Independent Councillor Gary Donnelly was speaking after the annual event took place in the city centre on Saturday.

Colr. Donnelly said the disruption associated with the “outdated practise” needed to end.

DUP Foyle MLA Gary Middleton, however, said that the parade added to the cultural offering of the city. Mr Middleton said that Saturday’s parade passed off without incident and was attracting a growing number of participants and tourists, with an economic spin-off for the city.

Counter to this, Colr. Donnelly has argued that the staging of the parade was having a negative impact on shoppers and traders. He said: “Thousands of adults parade around the city centre on a number of occasions on what should be one of the busiest shopping days for beleaguered city centre traders. Already crippled with massive rates and low economic activity this is a further burden they could do without.”

He added that parking was severely restricted and “a heavy police presence” with stop and search operations in nearby nationalist areas were putting shoppers off travelling into town, while taxi drivers were also impacted.

He added: “Tensions associated with this coat trailing parade could be eased if it was moved from the city centre.

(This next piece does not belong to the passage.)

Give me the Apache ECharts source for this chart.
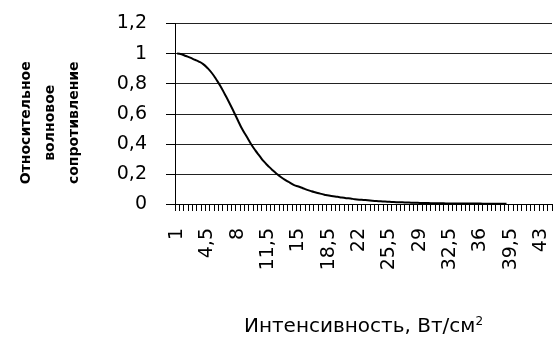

“I am calling for a survey to be carried out on city centre businesses to ascertain the views of local traders. Something similar to the one carried out in the Bogside regarding the August 15th fire located there.

“Subjecting Christmas shoppers, including young children, to the spectacle of grown ups, some with alcohol consumed, cheering the burning of an effigy of someone they don’t like is distasteful to say the least.”

Mr. Middleton, however, said the parade was a cultural highlight of the city’s events calendar.

He said: “First of all quite a few people there had commented after the parade on how well it went. There was a very large turnout and it was a very peaceful atmosphere. That was something we witnessed. Furthermore, there seemed to be an increase in the amount of tourists watching the parade.

“As for traders, I personally believe the trade was still strong. We had hundreds of people staying overnight in hotels on Friday night, with an increase in trade and bars and restaurants did extremely well. I don’t buy into the argument that this is somehow detrimental. I think it adds to the culture of our city.

Mr. Middleton added: “It is becoming more and more peaceful each year and that is not down to coincidence, that’s down to the hard work of the Apprentice Boys, the marshals and the civic and business leaders. I respect the fact that not everybody in the city centre on Saturday was there to see the parade, but those that did go enjoyed their day and used the local facilities and there was no incidents whatsoever of violence or disruption that I am aware of,” concluded the local MLA.